Book One: Chapter II

Historical

And for good reason, for hardly a week passed in which the Times did not carry a paragraph describing how some eavesdropping little sneak—“child hero” was the phrase generally used—had overhead some compromising remark and denounced his parents to the Thought Police.

This is an allusion to a British newspaper that circulated in the late 1700s. It focused on delivering the news without including any government or political propaganda.

Book One: Chapter IV

Historical

It struck him as curious that you could create dead men but not living ones. Comrade Ogilvy, who had never existed in the present, now existed in the past, and when once the act of forgery was forgotten, he would exist just as authentically, and upon the same evidence, as Charlemagne or Julius Caesar.

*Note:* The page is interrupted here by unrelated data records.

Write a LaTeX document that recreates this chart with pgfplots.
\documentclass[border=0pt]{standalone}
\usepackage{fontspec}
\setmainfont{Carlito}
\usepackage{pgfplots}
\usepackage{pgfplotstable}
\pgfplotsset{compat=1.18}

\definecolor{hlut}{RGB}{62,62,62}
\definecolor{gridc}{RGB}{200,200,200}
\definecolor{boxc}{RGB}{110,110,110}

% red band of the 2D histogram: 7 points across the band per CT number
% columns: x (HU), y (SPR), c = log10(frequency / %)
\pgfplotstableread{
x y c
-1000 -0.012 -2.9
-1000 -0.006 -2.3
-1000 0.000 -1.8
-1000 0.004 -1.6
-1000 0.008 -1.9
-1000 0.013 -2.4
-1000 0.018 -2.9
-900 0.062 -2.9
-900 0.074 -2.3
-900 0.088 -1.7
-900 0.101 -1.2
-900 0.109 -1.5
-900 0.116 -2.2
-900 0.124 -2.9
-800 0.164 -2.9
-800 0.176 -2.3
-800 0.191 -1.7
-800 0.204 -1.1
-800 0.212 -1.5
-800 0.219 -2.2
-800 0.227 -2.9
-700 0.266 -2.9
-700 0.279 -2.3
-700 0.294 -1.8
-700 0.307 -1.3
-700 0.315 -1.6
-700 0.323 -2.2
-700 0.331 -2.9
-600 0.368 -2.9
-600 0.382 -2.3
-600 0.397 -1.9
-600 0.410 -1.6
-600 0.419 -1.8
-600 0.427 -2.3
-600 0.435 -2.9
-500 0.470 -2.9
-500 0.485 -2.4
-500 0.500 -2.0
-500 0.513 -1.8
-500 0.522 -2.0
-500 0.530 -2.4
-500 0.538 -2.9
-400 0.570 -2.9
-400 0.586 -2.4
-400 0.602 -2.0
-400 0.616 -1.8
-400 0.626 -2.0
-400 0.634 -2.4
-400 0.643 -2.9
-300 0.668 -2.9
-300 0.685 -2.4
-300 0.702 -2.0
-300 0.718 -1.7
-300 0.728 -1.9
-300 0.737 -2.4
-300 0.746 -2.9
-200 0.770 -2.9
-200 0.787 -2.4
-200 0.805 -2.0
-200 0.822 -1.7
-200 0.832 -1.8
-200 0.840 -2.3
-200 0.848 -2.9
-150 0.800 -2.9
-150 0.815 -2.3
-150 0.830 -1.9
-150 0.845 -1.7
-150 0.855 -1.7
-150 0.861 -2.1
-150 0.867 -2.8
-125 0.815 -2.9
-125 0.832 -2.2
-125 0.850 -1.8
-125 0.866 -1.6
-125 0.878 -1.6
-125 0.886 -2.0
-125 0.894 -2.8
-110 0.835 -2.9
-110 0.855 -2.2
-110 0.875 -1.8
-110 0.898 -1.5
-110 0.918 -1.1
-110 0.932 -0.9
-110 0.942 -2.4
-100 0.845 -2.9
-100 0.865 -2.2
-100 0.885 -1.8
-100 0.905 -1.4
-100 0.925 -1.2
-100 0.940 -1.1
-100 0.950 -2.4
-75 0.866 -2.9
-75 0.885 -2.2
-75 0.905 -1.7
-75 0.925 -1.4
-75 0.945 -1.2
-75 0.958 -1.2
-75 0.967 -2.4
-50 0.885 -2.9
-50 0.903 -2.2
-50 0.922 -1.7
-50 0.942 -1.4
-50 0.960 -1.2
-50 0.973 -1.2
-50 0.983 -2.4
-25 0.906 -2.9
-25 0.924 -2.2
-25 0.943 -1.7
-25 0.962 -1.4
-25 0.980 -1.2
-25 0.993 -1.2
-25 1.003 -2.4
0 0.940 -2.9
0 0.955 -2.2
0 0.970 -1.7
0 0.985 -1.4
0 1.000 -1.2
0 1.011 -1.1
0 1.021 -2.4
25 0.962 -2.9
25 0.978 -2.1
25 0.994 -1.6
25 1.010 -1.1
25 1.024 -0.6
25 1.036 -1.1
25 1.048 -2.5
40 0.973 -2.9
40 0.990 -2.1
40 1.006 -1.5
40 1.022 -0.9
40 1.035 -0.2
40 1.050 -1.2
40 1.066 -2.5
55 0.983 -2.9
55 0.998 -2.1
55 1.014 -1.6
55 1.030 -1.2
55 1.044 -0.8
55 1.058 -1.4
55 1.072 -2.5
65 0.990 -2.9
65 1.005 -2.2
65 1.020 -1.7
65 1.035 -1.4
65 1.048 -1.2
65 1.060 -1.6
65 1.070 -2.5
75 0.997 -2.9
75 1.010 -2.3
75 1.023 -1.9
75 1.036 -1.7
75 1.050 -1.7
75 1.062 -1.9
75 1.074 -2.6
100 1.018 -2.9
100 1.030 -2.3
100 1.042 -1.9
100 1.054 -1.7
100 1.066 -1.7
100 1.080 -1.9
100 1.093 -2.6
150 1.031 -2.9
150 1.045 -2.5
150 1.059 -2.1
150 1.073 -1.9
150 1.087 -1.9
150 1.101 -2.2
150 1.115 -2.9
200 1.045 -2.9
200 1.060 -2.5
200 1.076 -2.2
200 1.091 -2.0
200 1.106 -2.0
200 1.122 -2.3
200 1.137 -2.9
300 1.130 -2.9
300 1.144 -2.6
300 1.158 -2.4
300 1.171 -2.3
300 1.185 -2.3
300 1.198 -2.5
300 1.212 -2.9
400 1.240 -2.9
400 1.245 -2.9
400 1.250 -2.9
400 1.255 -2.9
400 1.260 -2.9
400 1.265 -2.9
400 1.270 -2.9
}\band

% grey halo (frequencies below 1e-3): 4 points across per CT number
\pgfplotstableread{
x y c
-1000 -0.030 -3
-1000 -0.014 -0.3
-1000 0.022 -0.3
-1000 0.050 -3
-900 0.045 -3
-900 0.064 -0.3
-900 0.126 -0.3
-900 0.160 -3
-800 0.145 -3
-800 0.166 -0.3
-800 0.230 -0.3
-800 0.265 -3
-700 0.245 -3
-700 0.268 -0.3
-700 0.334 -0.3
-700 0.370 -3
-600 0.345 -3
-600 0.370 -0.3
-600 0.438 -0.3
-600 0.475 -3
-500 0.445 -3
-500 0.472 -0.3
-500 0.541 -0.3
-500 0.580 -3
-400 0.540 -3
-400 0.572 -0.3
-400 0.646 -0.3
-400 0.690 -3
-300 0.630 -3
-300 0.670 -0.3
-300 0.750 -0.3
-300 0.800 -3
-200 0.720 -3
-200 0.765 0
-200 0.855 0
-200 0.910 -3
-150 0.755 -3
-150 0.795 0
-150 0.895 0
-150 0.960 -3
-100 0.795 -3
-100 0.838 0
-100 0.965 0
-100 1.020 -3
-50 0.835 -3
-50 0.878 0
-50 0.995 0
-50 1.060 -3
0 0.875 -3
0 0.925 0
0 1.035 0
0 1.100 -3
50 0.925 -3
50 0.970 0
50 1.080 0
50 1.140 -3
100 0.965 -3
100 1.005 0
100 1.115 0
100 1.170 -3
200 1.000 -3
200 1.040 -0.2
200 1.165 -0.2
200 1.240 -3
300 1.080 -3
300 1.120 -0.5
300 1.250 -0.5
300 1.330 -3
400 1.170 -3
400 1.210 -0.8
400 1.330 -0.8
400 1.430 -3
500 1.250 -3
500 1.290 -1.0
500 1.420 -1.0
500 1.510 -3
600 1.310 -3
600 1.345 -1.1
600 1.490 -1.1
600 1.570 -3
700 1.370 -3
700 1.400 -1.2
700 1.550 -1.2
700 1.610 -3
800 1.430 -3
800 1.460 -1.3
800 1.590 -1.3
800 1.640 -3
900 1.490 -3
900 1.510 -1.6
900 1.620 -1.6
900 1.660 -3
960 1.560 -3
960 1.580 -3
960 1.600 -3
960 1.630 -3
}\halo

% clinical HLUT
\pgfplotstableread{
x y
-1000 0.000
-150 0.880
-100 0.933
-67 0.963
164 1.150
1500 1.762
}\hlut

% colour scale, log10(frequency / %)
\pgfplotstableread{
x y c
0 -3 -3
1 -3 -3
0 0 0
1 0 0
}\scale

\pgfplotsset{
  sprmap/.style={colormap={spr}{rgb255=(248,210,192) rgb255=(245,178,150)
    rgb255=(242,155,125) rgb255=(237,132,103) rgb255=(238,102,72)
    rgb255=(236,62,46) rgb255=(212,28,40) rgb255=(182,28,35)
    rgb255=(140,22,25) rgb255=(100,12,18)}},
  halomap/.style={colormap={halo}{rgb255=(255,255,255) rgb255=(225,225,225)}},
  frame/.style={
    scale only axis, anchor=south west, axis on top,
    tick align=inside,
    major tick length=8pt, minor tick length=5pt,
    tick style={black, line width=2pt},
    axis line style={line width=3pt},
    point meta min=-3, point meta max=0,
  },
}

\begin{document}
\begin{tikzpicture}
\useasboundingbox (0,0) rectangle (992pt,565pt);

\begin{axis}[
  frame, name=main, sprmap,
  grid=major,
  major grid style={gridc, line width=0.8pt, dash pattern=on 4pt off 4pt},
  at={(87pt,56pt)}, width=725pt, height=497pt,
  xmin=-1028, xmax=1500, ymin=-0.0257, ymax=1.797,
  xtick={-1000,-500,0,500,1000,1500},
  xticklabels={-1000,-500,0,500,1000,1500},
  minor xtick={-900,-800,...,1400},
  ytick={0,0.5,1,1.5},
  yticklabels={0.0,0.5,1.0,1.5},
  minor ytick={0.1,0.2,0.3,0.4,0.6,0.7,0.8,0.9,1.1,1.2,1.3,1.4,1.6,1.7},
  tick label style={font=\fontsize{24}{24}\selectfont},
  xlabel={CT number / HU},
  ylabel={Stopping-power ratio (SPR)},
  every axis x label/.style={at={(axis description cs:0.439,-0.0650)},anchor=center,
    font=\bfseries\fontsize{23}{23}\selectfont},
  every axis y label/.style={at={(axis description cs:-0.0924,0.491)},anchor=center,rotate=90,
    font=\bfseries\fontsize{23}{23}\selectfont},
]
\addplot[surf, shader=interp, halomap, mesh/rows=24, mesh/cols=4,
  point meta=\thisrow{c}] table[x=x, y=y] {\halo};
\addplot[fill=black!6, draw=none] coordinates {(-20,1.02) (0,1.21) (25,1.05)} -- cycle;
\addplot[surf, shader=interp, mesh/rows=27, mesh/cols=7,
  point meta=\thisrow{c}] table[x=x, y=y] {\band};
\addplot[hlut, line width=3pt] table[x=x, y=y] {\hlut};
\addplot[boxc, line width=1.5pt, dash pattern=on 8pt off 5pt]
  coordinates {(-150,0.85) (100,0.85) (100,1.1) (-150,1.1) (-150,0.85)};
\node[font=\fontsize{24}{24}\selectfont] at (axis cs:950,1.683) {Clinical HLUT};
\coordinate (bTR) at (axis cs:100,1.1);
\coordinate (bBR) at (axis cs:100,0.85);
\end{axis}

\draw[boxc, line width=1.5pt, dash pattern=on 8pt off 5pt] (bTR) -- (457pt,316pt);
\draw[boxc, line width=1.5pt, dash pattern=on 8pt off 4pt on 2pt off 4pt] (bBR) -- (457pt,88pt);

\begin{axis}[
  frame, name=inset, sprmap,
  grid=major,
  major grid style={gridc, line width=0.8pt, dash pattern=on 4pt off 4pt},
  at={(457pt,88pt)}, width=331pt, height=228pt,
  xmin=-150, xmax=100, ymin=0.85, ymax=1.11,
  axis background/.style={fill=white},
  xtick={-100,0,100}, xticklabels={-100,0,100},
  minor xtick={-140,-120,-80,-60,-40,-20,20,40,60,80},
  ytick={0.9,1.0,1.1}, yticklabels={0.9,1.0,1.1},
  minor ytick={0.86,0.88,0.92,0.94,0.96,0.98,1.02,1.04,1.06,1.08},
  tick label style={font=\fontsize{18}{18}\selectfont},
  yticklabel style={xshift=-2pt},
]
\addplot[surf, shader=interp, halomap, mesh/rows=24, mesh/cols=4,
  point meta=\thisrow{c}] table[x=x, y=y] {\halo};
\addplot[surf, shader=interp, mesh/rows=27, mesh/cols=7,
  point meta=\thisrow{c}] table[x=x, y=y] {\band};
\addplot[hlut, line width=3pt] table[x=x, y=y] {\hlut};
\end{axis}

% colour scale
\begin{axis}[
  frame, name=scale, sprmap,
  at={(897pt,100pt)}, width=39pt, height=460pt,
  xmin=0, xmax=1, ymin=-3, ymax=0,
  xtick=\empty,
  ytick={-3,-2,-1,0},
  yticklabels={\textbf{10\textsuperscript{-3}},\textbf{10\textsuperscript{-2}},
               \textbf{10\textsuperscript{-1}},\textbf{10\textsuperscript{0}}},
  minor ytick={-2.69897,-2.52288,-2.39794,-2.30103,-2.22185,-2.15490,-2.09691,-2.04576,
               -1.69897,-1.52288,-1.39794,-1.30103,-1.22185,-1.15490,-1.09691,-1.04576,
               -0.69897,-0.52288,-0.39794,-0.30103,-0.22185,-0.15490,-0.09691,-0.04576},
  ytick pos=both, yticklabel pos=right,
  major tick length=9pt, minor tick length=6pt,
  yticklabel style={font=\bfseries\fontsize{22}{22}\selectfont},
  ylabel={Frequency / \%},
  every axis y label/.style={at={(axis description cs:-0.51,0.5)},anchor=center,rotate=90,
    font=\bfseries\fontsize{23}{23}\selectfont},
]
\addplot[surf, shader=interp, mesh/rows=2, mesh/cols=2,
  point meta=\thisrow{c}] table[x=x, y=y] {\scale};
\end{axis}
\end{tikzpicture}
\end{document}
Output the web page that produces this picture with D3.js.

This quote contains allusions to Charlemagne, the emperor of much of Western Europe who lived from AD 742–814, and the Roman dictator Julius Caesar.

Book Two: Chapter IX

Literary

A little Rumpelstiltskin figure, contorted with hatred, he gripped the neck of the microphone with one hand while the other, enormous at the end of a bony arm, clawed the air menacingly above his head.

This is an allusion to a fairy tale in which a small, magical creature named Rumpelstiltskin tricks desperate people into participating in unfair contracts and then spins straw into gold in exchange for payment.

Book Three: Chapter II

“I think I exist,” he said warily. “I am conscious of my own identity. I was born, and I shall die.[”]

This is an allusion to the philosopher René Descartes’s (1596–1650) quote “I think, therefore I am.”